EXERCISE: Reproduce the listing below word for word, with no pictures.

DATA EXTRACT:

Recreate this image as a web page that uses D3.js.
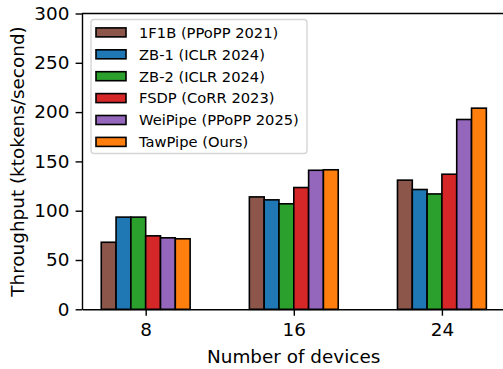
<!DOCTYPE html>
<html>
<head>
<meta charset="utf-8">
<script src="https://cdn.jsdelivr.net/npm/d3@7"></script>
<style>
  html, body { margin: 0; padding: 0; background: #fff; overflow: hidden; }
  svg { display: block; }
  text { font-family: "DejaVu Sans", sans-serif; }
</style>
</head>
<body>
<div id="chart"></div>
<script>
// data
var devices = ["8", "16", "24"];
var methods = ["1F1B (PPoPP 2021)", "ZB-1 (ICLR 2024)", "ZB-2 (ICLR 2024)",
               "FSDP (CoRR 2023)", "WeiPipe (PPoPP 2025)", "TawPipe (Ours)"];
var colors = ["#8c564b", "#1f77b4", "#2ca02c", "#d62728", "#9467bd", "#ff7f0e"];
var s1f1b    = [68, 114, 131];
var sZb1     = [93.5, 111, 121.5];
var sZb2     = [93.5, 107, 117];
var sFsdp    = [74.5, 123.5, 137];
var sWeipipe = [72.5, 141, 192.5];
var sTawpipe = [71.5, 141.5, 204];
var yTicks = [0, 50, 100, 150, 200, 250, 300];

var series = [s1f1b, sZb1, sZb2, sFsdp, sWeipipe, sTawpipe];

var width = 503, height = 369;
var barW = 0.1;
var fs = 18.4; // 10pt

var svg = d3.select("#chart").append("svg")
    .attr("width", width)
    .attr("height", height);

// right limit falls just past the picture edge, so the right spine is cut off
var x = d3.scaleLinear().domain([-0.43, 2.43]).range([82, 505.6]);
var y = d3.scaleLinear().domain([0, 300]).range([309.3, 13.5]);

// bars
series.forEach(function (vals, i) {
    svg.append("g").selectAll("rect")
        .data(vals)
        .enter()
        .append("rect")
        .attr("x", function (d, j) { return x(j + (i - 2.5) * barW - barW / 2); })
        .attr("width", x(barW) - x(0))
        .attr("y", function (d) { return y(d); })
        .attr("height", function (d) { return y(0) - y(d); })
        .attr("fill", colors[i])
        .attr("stroke", "#000")
        .attr("stroke-width", 1.6);
});

// top spine
svg.append("line")
    .attr("x1", x.range()[0]).attr("x2", width)
    .attr("y1", y.range()[1]).attr("y2", y.range()[1])
    .attr("stroke", "#000").attr("stroke-width", 1.4);

// axes
var xAxis = svg.append("g")
    .attr("transform", "translate(0," + y(0) + ")")
    .call(d3.axisBottom(x).tickValues([0, 1, 2])
        .tickFormat(function (d) { return devices[d]; })
        .tickSizeInner(6.4).tickSizeOuter(0).tickPadding(7.6));

var yAxis = svg.append("g")
    .attr("transform", "translate(" + x.range()[0] + ",0)")
    .call(d3.axisLeft(y).tickValues(yTicks)
        .tickSizeInner(6.4).tickSizeOuter(0).tickPadding(6.2));

[xAxis, yAxis].forEach(function (a) {
    a.select(".domain").attr("stroke-width", 1.4);
    a.selectAll(".tick line").attr("stroke-width", 1.4);
    a.selectAll("text").style("font-size", fs + "px").attr("fill", "#000")
        .style("font-family", "DejaVu Sans");
});

svg.append("text")
    .attr("x", 293.7).attr("y", 363.3)
    .attr("text-anchor", "middle")
    .style("font-size", fs + "px")
    .text("Number of devices");

svg.append("text")
    .attr("transform", "translate(24,161.5) rotate(-90)")
    .attr("text-anchor", "middle")
    .style("font-size", fs + "px")
    .text("Throughput (ktokens/second)");

// legend
var legend = svg.append("g");
legend.append("rect")
    .attr("x", 91).attr("y", 19.5)
    .attr("width", 216).attr("height", 134)
    .attr("rx", 3)
    .attr("fill", "#fff").attr("fill-opacity", 0.8)
    .attr("stroke", "#d6d6d6").attr("stroke-width", 1.4);

var item = legend.selectAll("g.item")
    .data(methods)
    .enter()
    .append("g")
    .attr("class", "item")
    .attr("transform", function (d, i) { return "translate(0," + (32.4 + i * 21.9) + ")"; });

item.append("rect")
    .attr("x", 96).attr("y", -4.5)
    .attr("width", 30).attr("height", 9)
    .attr("fill", function (d, i) { return colors[i]; })
    .attr("stroke", "#000").attr("stroke-width", 1.6);

item.append("text")
    .attr("x", 139).attr("y", 5.3)
    .style("font-size", "14.7px")
    .text(function (d) { return d; });
</script>
</body>
</html>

SOLUTION TO THE EXERCISE:
Recreate this image as a web page that uses D3.js.
<!DOCTYPE html>
<html>
<head>
<meta charset="utf-8">
<script src="https://cdn.jsdelivr.net/npm/d3@7"></script>
<style>
  html, body { margin: 0; padding: 0; background: #fff; overflow: hidden; }
  svg { display: block; }
  text { font-family: "DejaVu Sans", sans-serif; }
</style>
</head>
<body>
<div id="chart"></div>
<script>
// data
var devices = ["8", "16", "24"];
var methods = ["1F1B (PPoPP 2021)", "ZB-1 (ICLR 2024)", "ZB-2 (ICLR 2024)",
               "FSDP (CoRR 2023)", "WeiPipe (PPoPP 2025)", "TawPipe (Ours)"];
var colors = ["#8c564b", "#1f77b4", "#2ca02c", "#d62728", "#9467bd", "#ff7f0e"];
var s1f1b    = [68, 114, 131];
var sZb1     = [93.5, 111, 121.5];
var sZb2     = [93.5, 107, 117];
var sFsdp    = [74.5, 123.5, 137];
var sWeipipe = [72.5, 141, 192.5];
var sTawpipe = [71.5, 141.5, 204];
var yTicks = [0, 50, 100, 150, 200, 250, 300];

var series = [s1f1b, sZb1, sZb2, sFsdp, sWeipipe, sTawpipe];

var width = 503, height = 369;
var barW = 0.1;
var fs = 18.4; // 10pt

var svg = d3.select("#chart").append("svg")
    .attr("width", width)
    .attr("height", height);

// right limit falls just past the picture edge, so the right spine is cut off
var x = d3.scaleLinear().domain([-0.43, 2.43]).range([82, 505.6]);
var y = d3.scaleLinear().domain([0, 300]).range([309.3, 13.5]);

// bars
series.forEach(function (vals, i) {
    svg.append("g").selectAll("rect")
        .data(vals)
        .enter()
        .append("rect")
        .attr("x", function (d, j) { return x(j + (i - 2.5) * barW - barW / 2); })
        .attr("width", x(barW) - x(0))
        .attr("y", function (d) { return y(d); })
        .attr("height", function (d) { return y(0) - y(d); })
        .attr("fill", colors[i])
        .attr("stroke", "#000")
        .attr("stroke-width", 1.6);
});

// top spine
svg.append("line")
    .attr("x1", x.range()[0]).attr("x2", width)
    .attr("y1", y.range()[1]).attr("y2", y.range()[1])
    .attr("stroke", "#000").attr("stroke-width", 1.4);

// axes
var xAxis = svg.append("g")
    .attr("transform", "translate(0," + y(0) + ")")
    .call(d3.axisBottom(x).tickValues([0, 1, 2])
        .tickFormat(function (d) { return devices[d]; })
        .tickSizeInner(6.4).tickSizeOuter(0).tickPadding(7.6));

var yAxis = svg.append("g")
    .attr("transform", "translate(" + x.range()[0] + ",0)")
    .call(d3.axisLeft(y).tickValues(yTicks)
        .tickSizeInner(6.4).tickSizeOuter(0).tickPadding(6.2));

[xAxis, yAxis].forEach(function (a) {
    a.select(".domain").attr("stroke-width", 1.4);
    a.selectAll(".tick line").attr("stroke-width", 1.4);
    a.selectAll("text").style("font-size", fs + "px").attr("fill", "#000")
        .style("font-family", "DejaVu Sans");
});

svg.append("text")
    .attr("x", 293.7).attr("y", 363.3)
    .attr("text-anchor", "middle")
    .style("font-size", fs + "px")
    .text("Number of devices");

svg.append("text")
    .attr("transform", "translate(24,161.5) rotate(-90)")
    .attr("text-anchor", "middle")
    .style("font-size", fs + "px")
    .text("Throughput (ktokens/second)");

// legend
var legend = svg.append("g");
legend.append("rect")
    .attr("x", 91).attr("y", 19.5)
    .attr("width", 216).attr("height", 134)
    .attr("rx", 3)
    .attr("fill", "#fff").attr("fill-opacity", 0.8)
    .attr("stroke", "#d6d6d6").attr("stroke-width", 1.4);

var item = legend.selectAll("g.item")
    .data(methods)
    .enter()
    .append("g")
    .attr("class", "item")
    .attr("transform", function (d, i) { return "translate(0," + (32.4 + i * 21.9) + ")"; });

item.append("rect")
    .attr("x", 96).attr("y", -4.5)
    .attr("width", 30).attr("height", 9)
    .attr("fill", function (d, i) { return colors[i]; })
    .attr("stroke", "#000").attr("stroke-width", 1.6);

item.append("text")
    .attr("x", 139).attr("y", 5.3)
    .style("font-size", "14.7px")
    .text(function (d) { return d; });
</script>
</body>
</html>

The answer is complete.